Understanding MFA Fatigue Attacks

Understanding MFA Fatigue Attacks
Bill McCauley
Author: Bill McCauley
Share:

Multi-factor authentication has become one of the most widely recommended controls in security. The premise is simple: even if an attacker has your password, they still need a second factor to get in. For many organizations, that second factor comes in the form of a push notification, a tap of Approve on your phone and you are in. It is convenient, and for the most part it works. The problem is that attackers have found a way to turn that convenience against you.

An MFA fatigue attack does not bypass multi-factor authentication technically. It bypasses it psychologically. The attacker starts with something they already have, usually a set of valid credentials obtained through phishing, a data breach, or the dark web. With the username and password in hand, the only thing standing between them and access is that second factor. So they start requesting it, repeatedly and relentlessly, until the target approves one. The notifications flood in, and at first a careful user will ignore or deny them. But the requests keep coming, sometimes for hours, sometimes overnight when someone is half-asleep and just wants the noise to stop. Eventually, one gets approved, and that is all it takes.

When It Stops Being Theoretical

In September 2022, Uber confirmed a breach that started with a contractor's stolen credentials. The attacker triggered MFA request after MFA request until the contractor, worn down by the volume, approved one. To make it worse, the attacker also reached out directly over WhatsApp, posing as IT support and telling the contractor the requests were legitimate. Once inside, they moved laterally through Uber's internal systems, accessing G-Suite, Slack, and internal security tooling.

That same year, Cisco fell victim to a similar approach. The ransomware group combined MFA fatigue with voice phishing, calling employees directly while flooding their devices with push notifications. The combination of social pressure and notification overload was enough to get a foot in the door. Cisco contained the breach, though the attackers did publish a listing of files they claimed to have taken, which Cisco characterized as non-sensitive.

These were not small organizations with immature security programs. They had MFA in place. The control worked exactly as designed, and the attackers found the human in the middle of it.

Reducing the Risk

For individuals, the most important shift is treating unexpected MFA prompts as a red flag rather than a nuisance to clear. If you receive a push notification you did not initiate, deny it. If the notifications keep coming, do not approve one to make them stop. That is exactly what the attacker is waiting for. Report it instead and let someone investigate.

It also helps to understand what your authenticator app is actually telling you. Some apps now support number matching, where a number is displayed on the login screen and must be entered in the app to confirm the request came from you. That one additional step makes the attack significantly harder because simply tapping Approve is no longer enough.

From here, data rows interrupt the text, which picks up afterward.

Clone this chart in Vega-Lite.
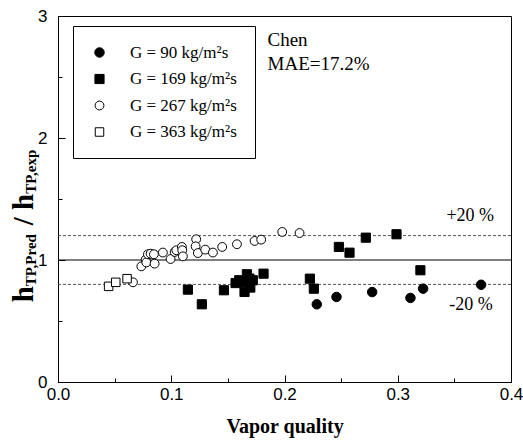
{
  "$schema": "https://vega.github.io/schema/vega-lite/v6.json",
  "width": 453,
  "height": 366,
  "autosize": {"type": "none"},
  "padding": {"left": 58, "top": 16, "right": 12, "bottom": 64},
  "background": "white",
  "config": {
    "view": {"stroke": "black", "strokeWidth": 1},
    "axis": {"grid": false, "domainColor": "black", "tickColor": "black", "labelColor": "black", "titleColor": "black", "tickWidth": 1, "domainWidth": 1},
    "legend": {"labelFont": "Liberation Serif, Times New Roman, serif", "labelFontSize": 17, "labelColor": "black", "symbolStrokeColor": "black", "symbolStrokeWidth": 1}
  },
  "layer": [
    {
      "data": {"values": [{"ref": 1.2}, {"ref": 0.8}]},
      "mark": {"type": "rule", "color": "#555555", "strokeWidth": 1, "strokeDash": [3, 2]},
      "encoding": {
        "y": {"field": "ref", "type": "quantitative", "scale": {"domain": [0, 3], "nice": false, "zero": false}, "axis": null}
      }
    },
    {
      "data": {"values": [{"ref": 1.0}]},
      "mark": {"type": "rule", "color": "black", "strokeWidth": 1},
      "encoding": {
        "y": {"field": "ref", "type": "quantitative", "scale": {"domain": [0, 3], "nice": false, "zero": false}, "axis": null}
      }
    },
    {
      "data": {"values": [
        {"G": "G = 90 kg/m²s", "x": 0.2285, "ratio": 0.637},
        {"G": "G = 90 kg/m²s", "x": 0.2459, "ratio": 0.697},
        {"G": "G = 90 kg/m²s", "x": 0.2774, "ratio": 0.737},
        {"G": "G = 90 kg/m²s", "x": 0.3112, "ratio": 0.689},
        {"G": "G = 90 kg/m²s", "x": 0.3224, "ratio": 0.765},
        {"G": "G = 90 kg/m²s", "x": 0.3736, "ratio": 0.797},
        {"G": "G = 169 kg/m²s", "x": 0.1147, "ratio": 0.757},
        {"G": "G = 169 kg/m²s", "x": 0.127, "ratio": 0.637},
        {"G": "G = 169 kg/m²s", "x": 0.1465, "ratio": 0.752},
        {"G": "G = 169 kg/m²s", "x": 0.1568, "ratio": 0.811},
        {"G": "G = 169 kg/m²s", "x": 0.160, "ratio": 0.834},
        {"G": "G = 169 kg/m²s", "x": 0.1618, "ratio": 0.82},
        {"G": "G = 169 kg/m²s", "x": 0.1647, "ratio": 0.738},
        {"G": "G = 169 kg/m²s", "x": 0.1668, "ratio": 0.883},
        {"G": "G = 169 kg/m²s", "x": 0.169, "ratio": 0.848},
        {"G": "G = 169 kg/m²s", "x": 0.1698, "ratio": 0.774},
        {"G": "G = 169 kg/m²s", "x": 0.172, "ratio": 0.834},
        {"G": "G = 169 kg/m²s", "x": 0.1815, "ratio": 0.888},
        {"G": "G = 169 kg/m²s", "x": 0.2224, "ratio": 0.847},
        {"G": "G = 169 kg/m²s", "x": 0.2259, "ratio": 0.765},
        {"G": "G = 169 kg/m²s", "x": 0.248, "ratio": 1.107},
        {"G": "G = 169 kg/m²s", "x": 0.2574, "ratio": 1.06},
        {"G": "G = 169 kg/m²s", "x": 0.2718, "ratio": 1.183},
        {"G": "G = 169 kg/m²s", "x": 0.2989, "ratio": 1.211},
        {"G": "G = 169 kg/m²s", "x": 0.32, "ratio": 0.916},
        {"G": "G = 267 kg/m²s", "x": 0.0662, "ratio": 0.817},
        {"G": "G = 267 kg/m²s", "x": 0.0736, "ratio": 0.948},
        {"G": "G = 267 kg/m²s", "x": 0.0774, "ratio": 1.003},
        {"G": "G = 267 kg/m²s", "x": 0.078, "ratio": 0.98},
        {"G": "G = 267 kg/m²s", "x": 0.0794, "ratio": 1.047},
        {"G": "G = 267 kg/m²s", "x": 0.0818, "ratio": 1.052},
        {"G": "G = 267 kg/m²s", "x": 0.0847, "ratio": 1.047},
        {"G": "G = 267 kg/m²s", "x": 0.0853, "ratio": 0.97},
        {"G": "G = 267 kg/m²s", "x": 0.0926, "ratio": 1.061},
        {"G": "G = 267 kg/m²s", "x": 0.0994, "ratio": 1.008},
        {"G": "G = 267 kg/m²s", "x": 0.103, "ratio": 1.066},
        {"G": "G = 267 kg/m²s", "x": 0.1045, "ratio": 1.08},
        {"G": "G = 267 kg/m²s", "x": 0.1094, "ratio": 1.107},
        {"G": "G = 267 kg/m²s", "x": 0.1097, "ratio": 1.08},
        {"G": "G = 267 kg/m²s", "x": 0.1103, "ratio": 1.03},
        {"G": "G = 267 kg/m²s", "x": 0.122, "ratio": 1.17},
        {"G": "G = 267 kg/m²s", "x": 0.1215, "ratio": 1.112},
        {"G": "G = 267 kg/m²s", "x": 0.1235, "ratio": 1.057},
        {"G": "G = 267 kg/m²s", "x": 0.130, "ratio": 1.085},
        {"G": "G = 267 kg/m²s", "x": 0.1368, "ratio": 1.061},
        {"G": "G = 267 kg/m²s", "x": 0.145, "ratio": 1.107},
        {"G": "G = 267 kg/m²s", "x": 0.158, "ratio": 1.129},
        {"G": "G = 267 kg/m²s", "x": 0.1736, "ratio": 1.156},
        {"G": "G = 267 kg/m²s", "x": 0.1794, "ratio": 1.167},
        {"G": "G = 267 kg/m²s", "x": 0.198, "ratio": 1.23},
        {"G": "G = 267 kg/m²s", "x": 0.2133, "ratio": 1.221},
        {"G": "G = 363 kg/m²s", "x": 0.0447, "ratio": 0.784},
        {"G": "G = 363 kg/m²s", "x": 0.051, "ratio": 0.817},
        {"G": "G = 363 kg/m²s", "x": 0.061, "ratio": 0.847}
      ]},
      "mark": {"type": "point", "filled": true, "stroke": "black", "strokeWidth": 1, "opacity": 1},
      "encoding": {
        "x": {
          "field": "x", "type": "quantitative",
          "scale": {"domain": [0, 0.4], "nice": false, "zero": false},
          "axis": {"orient": "bottom", "values": [0, 0.1, 0.2, 0.3, 0.4], "format": ".1f", "tickSize": -7, "labelPadding": 11, "labelFlush": false, "labelFont": "Liberation Sans", "labelFontSize": 17, "title": "Vapor quality", "titleFont": "Liberation Serif, Times New Roman, serif", "titleFontWeight": "bold", "titleFontSize": 20, "titlePadding": 14}
        },
        "y": {
          "field": "ratio", "type": "quantitative",
          "scale": {"domain": [0, 3], "nice": false, "zero": false},
          "axis": {"orient": "left", "values": [0, 1, 2, 3], "format": "d", "tickSize": -7, "labelPadding": 18, "labelFont": "Liberation Sans", "labelFontSize": 17, "title": null}
        },
        "shape": {
          "field": "G", "type": "nominal",
          "scale": {"domain": ["G = 90 kg/m²s", "G = 169 kg/m²s", "G = 267 kg/m²s", "G = 363 kg/m²s"], "range": ["circle", "square", "circle", "square"]},
          "legend": {"title": null, "orient": "none", "legendX": 15, "legendY": 10, "padding": 18, "strokeColor": "black", "fillColor": "white", "labelOffset": 22, "rowPadding": 8.5}
        },
        "fill": {
          "field": "G", "type": "nominal",
          "scale": {"domain": ["G = 90 kg/m²s", "G = 169 kg/m²s", "G = 267 kg/m²s", "G = 363 kg/m²s"], "range": ["black", "black", "white", "white"]},
          "legend": {"title": null, "orient": "none", "legendX": 15, "legendY": 10, "padding": 18, "strokeColor": "black", "fillColor": "white", "labelOffset": 22, "rowPadding": 8.5}
        },
        "stroke": {
          "field": "G", "type": "nominal",
          "scale": {"domain": ["G = 90 kg/m²s", "G = 169 kg/m²s", "G = 267 kg/m²s", "G = 363 kg/m²s"], "range": ["black", "black", "black", "black"]},
          "legend": {"title": null, "orient": "none", "legendX": 15, "legendY": 10, "padding": 18, "strokeColor": "black", "fillColor": "white", "labelOffset": 22, "rowPadding": 8.5}
        },
        "size": {
          "field": "G", "type": "nominal",
          "scale": {"domain": ["G = 90 kg/m²s", "G = 169 kg/m²s", "G = 267 kg/m²s", "G = 363 kg/m²s"], "range": [90, 72, 64, 56]},
          "legend": {"title": null, "orient": "none", "legendX": 15, "legendY": 10, "padding": 18, "strokeColor": "black", "fillColor": "white", "labelOffset": 22, "rowPadding": 8.5}
        }
      }
    },
    {
      "data": {"values": [{"tick": 0}]},
      "mark": {"type": "point", "opacity": 0},
      "encoding": {
        "x": {
          "field": "tick", "type": "quantitative",
          "scale": {"domain": [0, 0.4], "nice": false, "zero": false},
          "axis": {"orient": "bottom", "values": [0.05, 0.15, 0.25, 0.35], "tickSize": -4, "labels": false, "domain": false, "title": null}
        },
        "y": {
          "field": "tick", "type": "quantitative",
          "scale": {"domain": [0, 3], "nice": false, "zero": false},
          "axis": {"orient": "left", "values": [0.5, 1.5, 2.5], "tickSize": -4, "labels": false, "domain": false, "title": null}
        }
      }
    },
    {
      "data": {"values": [{"label": "Chen", "x": 0.185, "y": 2.752}, {"label": "MAE=17.2%", "x": 0.185, "y": 2.555}]},
      "mark": {"type": "text", "font": "Liberation Serif, Times New Roman, serif", "fontSize": 19, "align": "left", "baseline": "alphabetic", "color": "black"},
      "encoding": {
        "x": {"field": "x", "type": "quantitative", "scale": {"domain": [0, 0.4], "nice": false, "zero": false}, "axis": null},
        "y": {"field": "y", "type": "quantitative", "scale": {"domain": [0, 3], "nice": false, "zero": false}, "axis": null},
        "text": {"field": "label"}
      }
    },
    {
      "data": {"values": [{"label": "+20 %", "x": 0.343, "y": 1.317}, {"label": "-20 %", "x": 0.3455, "y": 0.588}]},
      "mark": {"type": "text", "font": "Liberation Serif, Times New Roman, serif", "fontSize": 18, "align": "left", "baseline": "alphabetic", "color": "black"},
      "encoding": {
        "x": {"field": "x", "type": "quantitative", "scale": {"domain": [0, 0.4], "nice": false, "zero": false}, "axis": null},
        "y": {"field": "y", "type": "quantitative", "scale": {"domain": [0, 3], "nice": false, "zero": false}, "axis": null},
        "text": {"field": "label"}
      }
    },
    {
      "data": {"values": [{"label": "h", "x": -0.0223, "y": 0.6533}, {"label": "/ h", "x": -0.0223, "y": 1.2852}]},
      "mark": {"type": "text", "font": "Liberation Serif, Times New Roman, serif", "fontWeight": "bold", "fontSize": 29, "align": "left", "baseline": "alphabetic", "angle": 270, "color": "black", "clip": false},
      "encoding": {
        "x": {"field": "x", "type": "quantitative", "scale": {"domain": [0, 0.4], "nice": false, "zero": false}, "axis": null},
        "y": {"field": "y", "type": "quantitative", "scale": {"domain": [0, 3], "nice": false, "zero": false}, "axis": null},
        "text": {"field": "label"}
      }
    },
    {
      "data": {"values": [{"label": "TP,Pred", "x": -0.0195, "y": 0.7852}, {"label": "TP,exp", "x": -0.0195, "y": 1.5426}]},
      "mark": {"type": "text", "font": "Liberation Serif, Times New Roman, serif", "fontWeight": "bold", "fontSize": 15, "align": "left", "baseline": "alphabetic", "angle": 270, "color": "black", "clip": false},
      "encoding": {
        "x": {"field": "x", "type": "quantitative", "scale": {"domain": [0, 0.4], "nice": false, "zero": false}, "axis": null},
        "y": {"field": "y", "type": "quantitative", "scale": {"domain": [0, 3], "nice": false, "zero": false}, "axis": null},
        "text": {"field": "label"}
      }
    }
  ],
  "resolve": {"axis": {"x": "independent", "y": "independent"}}
}
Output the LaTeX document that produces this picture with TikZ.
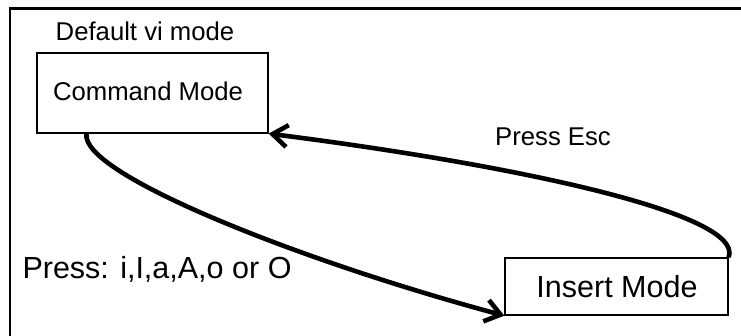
\documentclass[tikz,border=0pt]{standalone}
\usepackage{fontspec}
\setmainfont{Liberation Sans}
\usetikzlibrary{arrows.meta,calc}
\begin{document}
\begin{tikzpicture}[x=1pt,y=-1pt,
  modebox/.style={draw,line width=1.3pt,inner sep=0pt,anchor=center},
  lbl/.style={inner sep=0pt,anchor=center,font=\fontsize{25.7}{30}\selectfont},
  biglbl/.style={inner sep=0pt,anchor=center,font=\fontsize{30.5}{36}\selectfont},
  trans/.style={line width=4.6pt,-{Straight Barb[length=15pt,width=22pt,line width=4.6pt]}}]
\useasboundingbox (0,0) rectangle (741,335);
% outer frame
\coordinate (fbl) at (10,340);
\coordinate (ftl) at (10,8.5);
\coordinate (ftr) at (745,8.5);
\draw[line width=2.6pt] (fbl) -- (ftl) -- (ftr);
% boxes
\node[modebox,minimum width=231pt,minimum height=80pt] (cmd) at (152.5,93) {};
\node[lbl] (cmdt) at (148,91) {Command Mode};
\node[modebox,minimum width=223pt,minimum height=57pt] (ins) at (616.5,286.5) {};
\node[biglbl] (inst) at (617,287) {Insert Mode};
% labels
\node[lbl] (def) at (145,31) {Default vi mode};
\node[lbl] (esc) at (553,137) {Press Esc};
\node[biglbl] (press) at (157,269) {Press: i,I,a,A,o or O};
% connectors
\coordinate (cmdout) at ($(cmd.south west)!0.216!(cmd.south east)$);
\draw[trans] (cmdout) .. controls +(-7,40) and +(-205,-55) .. (ins.south west);
\draw[trans] (ins.north east) .. controls +(16,-43) and +(252,32) .. (cmd.south east);
\end{tikzpicture}
\end{document}
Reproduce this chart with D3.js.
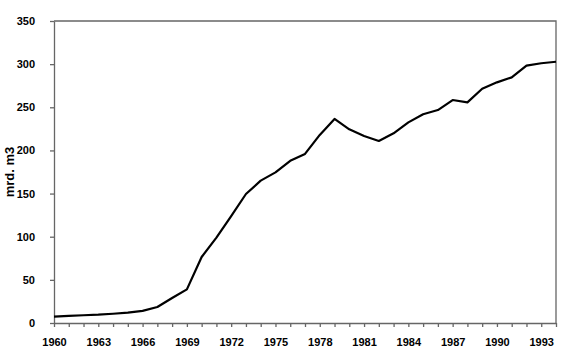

At the organizational level, the first question worth asking is whether push notification-based MFA is the right choice for high-value accounts. It is convenient, but that convenience is the attack surface. Moving privileged accounts to phishing-resistant methods like hardware security keys or passkey-based authentication removes the human approval step from the equation.

For environments where push notifications remain in use, enabling number matching and setting limits on how many MFA attempts are allowed within a given timeframe are straightforward improvements. Monitoring for unusual authentication patterns, such as a high volume of requests in a short period, gives security teams the visibility to catch an attack in progress rather than after the fact. Training matters too, but it needs to go beyond general awareness. Users need to know not just that these attacks exist, but what to do when one lands on their phone.

Ultimately, MFA fatigue attacks are a reminder that security controls do not exist in isolation. A technically sound control can still fail when the implementation creates conditions that attackers can exploit. Push-based MFA is not a bad control, but it requires user judgment to function correctly, and attackers have gotten very good at eroding that judgment one notification at a time. The answer is not to abandon MFA. It is to understand where its limits are and build around them.